Do this
Leaving out every picture, retype the lines below from the top through the one that contains "from matplotlib.lines import Line2D".

Available data
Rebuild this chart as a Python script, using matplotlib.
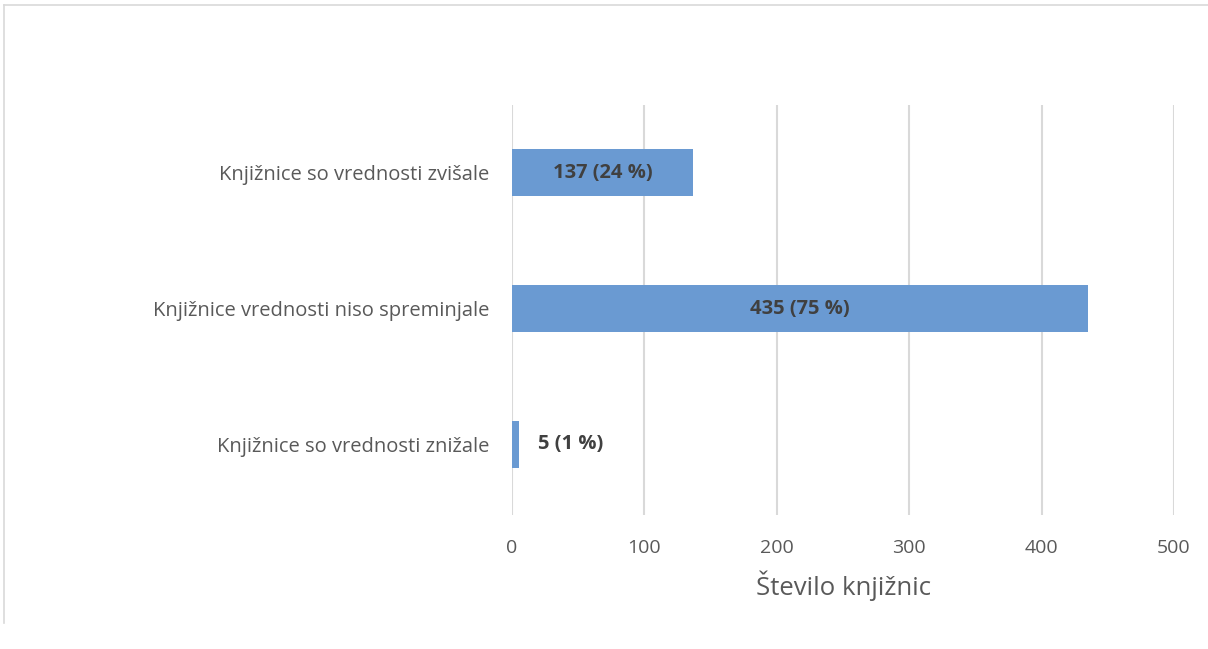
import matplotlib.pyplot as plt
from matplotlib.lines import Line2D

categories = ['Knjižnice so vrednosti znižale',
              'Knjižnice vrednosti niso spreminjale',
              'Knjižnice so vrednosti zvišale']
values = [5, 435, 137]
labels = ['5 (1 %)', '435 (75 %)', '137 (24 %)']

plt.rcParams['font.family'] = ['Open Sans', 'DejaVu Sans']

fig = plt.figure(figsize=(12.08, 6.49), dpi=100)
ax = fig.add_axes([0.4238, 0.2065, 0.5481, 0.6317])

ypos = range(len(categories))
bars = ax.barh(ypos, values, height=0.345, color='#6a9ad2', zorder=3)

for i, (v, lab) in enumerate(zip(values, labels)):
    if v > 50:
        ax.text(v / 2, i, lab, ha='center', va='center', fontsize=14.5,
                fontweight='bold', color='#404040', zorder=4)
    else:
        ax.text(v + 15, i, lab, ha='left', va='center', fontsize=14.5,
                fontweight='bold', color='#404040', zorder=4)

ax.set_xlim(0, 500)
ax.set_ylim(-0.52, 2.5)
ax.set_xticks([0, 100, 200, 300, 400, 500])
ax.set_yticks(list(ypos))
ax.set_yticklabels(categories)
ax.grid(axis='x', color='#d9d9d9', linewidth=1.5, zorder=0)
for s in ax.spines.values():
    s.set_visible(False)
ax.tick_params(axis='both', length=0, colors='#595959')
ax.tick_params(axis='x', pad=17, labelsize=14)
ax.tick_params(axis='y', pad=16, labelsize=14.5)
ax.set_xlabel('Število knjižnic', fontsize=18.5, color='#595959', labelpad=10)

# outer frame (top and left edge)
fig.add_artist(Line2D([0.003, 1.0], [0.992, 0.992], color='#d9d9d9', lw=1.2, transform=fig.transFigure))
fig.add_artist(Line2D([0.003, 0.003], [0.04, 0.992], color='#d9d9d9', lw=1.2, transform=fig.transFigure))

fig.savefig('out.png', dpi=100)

Answer to the task
Rebuild this chart as a Python script, using matplotlib.
import matplotlib.pyplot as plt
from matplotlib.lines import Line2D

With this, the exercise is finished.